Check every line of the entries below for the word "Generate", and copy the ones that have it.

→ MATERIAL SUPPLIED
============================================================
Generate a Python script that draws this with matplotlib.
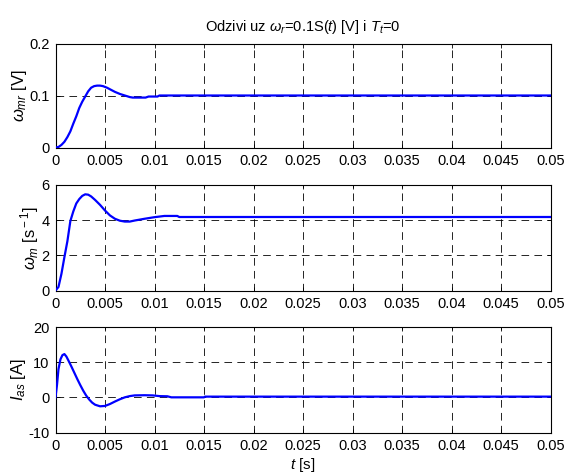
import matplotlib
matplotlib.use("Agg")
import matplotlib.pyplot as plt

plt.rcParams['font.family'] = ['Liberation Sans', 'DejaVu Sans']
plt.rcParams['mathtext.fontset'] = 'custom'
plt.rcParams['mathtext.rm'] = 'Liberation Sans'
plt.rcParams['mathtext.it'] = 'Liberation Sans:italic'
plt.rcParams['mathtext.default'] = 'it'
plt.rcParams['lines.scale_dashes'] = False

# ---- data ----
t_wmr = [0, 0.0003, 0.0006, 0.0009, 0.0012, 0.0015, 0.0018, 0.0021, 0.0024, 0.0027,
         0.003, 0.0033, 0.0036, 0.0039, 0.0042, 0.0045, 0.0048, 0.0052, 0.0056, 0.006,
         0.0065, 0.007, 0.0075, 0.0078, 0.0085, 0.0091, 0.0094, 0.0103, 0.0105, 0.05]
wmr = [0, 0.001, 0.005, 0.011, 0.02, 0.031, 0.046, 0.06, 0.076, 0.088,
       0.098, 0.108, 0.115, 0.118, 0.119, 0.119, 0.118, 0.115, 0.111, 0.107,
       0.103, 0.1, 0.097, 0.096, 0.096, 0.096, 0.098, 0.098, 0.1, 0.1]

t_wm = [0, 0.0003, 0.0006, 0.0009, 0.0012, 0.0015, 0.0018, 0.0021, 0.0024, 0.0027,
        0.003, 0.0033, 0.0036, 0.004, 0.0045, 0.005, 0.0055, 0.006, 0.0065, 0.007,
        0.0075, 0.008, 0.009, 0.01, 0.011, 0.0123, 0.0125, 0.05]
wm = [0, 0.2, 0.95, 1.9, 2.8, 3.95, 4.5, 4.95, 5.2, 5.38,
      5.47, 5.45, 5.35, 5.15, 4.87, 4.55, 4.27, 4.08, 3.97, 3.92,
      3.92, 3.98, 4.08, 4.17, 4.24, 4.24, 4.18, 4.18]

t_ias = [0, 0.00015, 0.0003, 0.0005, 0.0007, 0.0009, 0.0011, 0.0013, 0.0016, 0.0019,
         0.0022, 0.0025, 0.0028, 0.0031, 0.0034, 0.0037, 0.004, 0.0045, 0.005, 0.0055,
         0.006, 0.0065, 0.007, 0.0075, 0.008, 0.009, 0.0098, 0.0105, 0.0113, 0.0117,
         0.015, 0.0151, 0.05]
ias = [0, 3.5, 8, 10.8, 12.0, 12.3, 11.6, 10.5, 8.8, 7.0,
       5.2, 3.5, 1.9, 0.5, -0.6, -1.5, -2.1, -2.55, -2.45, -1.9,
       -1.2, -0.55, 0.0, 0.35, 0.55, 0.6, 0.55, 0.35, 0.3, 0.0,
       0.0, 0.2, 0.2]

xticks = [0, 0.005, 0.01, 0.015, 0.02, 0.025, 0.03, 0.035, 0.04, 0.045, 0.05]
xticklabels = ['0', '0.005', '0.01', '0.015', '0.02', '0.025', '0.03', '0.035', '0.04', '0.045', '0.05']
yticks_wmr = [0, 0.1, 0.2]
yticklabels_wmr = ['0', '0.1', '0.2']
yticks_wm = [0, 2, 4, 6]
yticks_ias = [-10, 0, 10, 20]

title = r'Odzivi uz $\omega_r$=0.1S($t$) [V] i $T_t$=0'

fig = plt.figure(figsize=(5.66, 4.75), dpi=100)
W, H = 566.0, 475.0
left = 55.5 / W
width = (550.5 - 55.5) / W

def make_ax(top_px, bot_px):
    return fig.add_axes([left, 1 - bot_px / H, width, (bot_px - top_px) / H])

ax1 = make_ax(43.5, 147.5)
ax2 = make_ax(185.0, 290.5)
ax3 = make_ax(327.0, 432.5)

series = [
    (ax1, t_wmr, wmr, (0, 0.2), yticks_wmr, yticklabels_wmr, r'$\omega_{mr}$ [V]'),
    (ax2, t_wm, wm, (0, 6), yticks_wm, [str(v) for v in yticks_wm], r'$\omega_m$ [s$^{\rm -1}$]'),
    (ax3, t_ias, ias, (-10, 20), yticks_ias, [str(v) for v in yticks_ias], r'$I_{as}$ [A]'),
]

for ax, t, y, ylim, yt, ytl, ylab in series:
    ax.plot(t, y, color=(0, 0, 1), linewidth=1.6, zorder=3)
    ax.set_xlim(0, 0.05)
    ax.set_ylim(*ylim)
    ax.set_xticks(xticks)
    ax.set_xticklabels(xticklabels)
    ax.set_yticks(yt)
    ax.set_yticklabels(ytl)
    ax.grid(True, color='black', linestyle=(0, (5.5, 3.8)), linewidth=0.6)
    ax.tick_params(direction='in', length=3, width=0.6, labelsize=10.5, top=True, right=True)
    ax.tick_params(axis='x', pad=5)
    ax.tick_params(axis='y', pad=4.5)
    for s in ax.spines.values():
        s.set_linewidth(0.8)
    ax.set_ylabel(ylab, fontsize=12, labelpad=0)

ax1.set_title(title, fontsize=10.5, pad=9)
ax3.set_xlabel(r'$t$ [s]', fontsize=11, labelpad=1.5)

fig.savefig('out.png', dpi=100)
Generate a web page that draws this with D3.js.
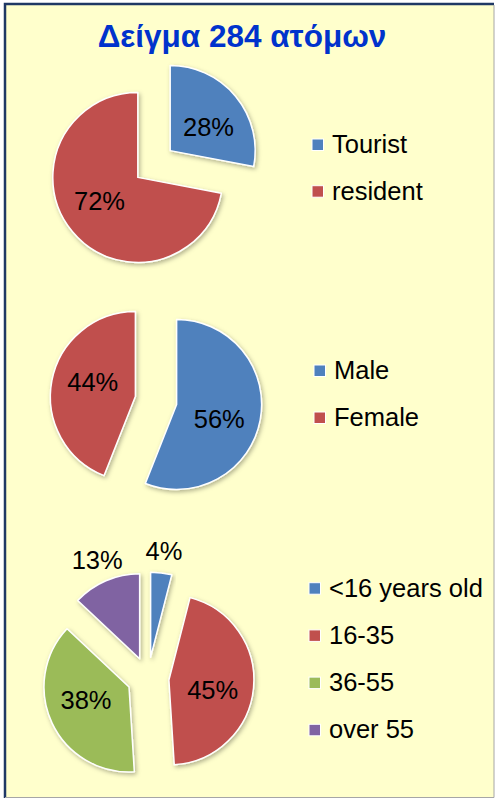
============================================================
→ THE REPLY
Generate a Python script that draws this with matplotlib.
Generate a web page that draws this with D3.js.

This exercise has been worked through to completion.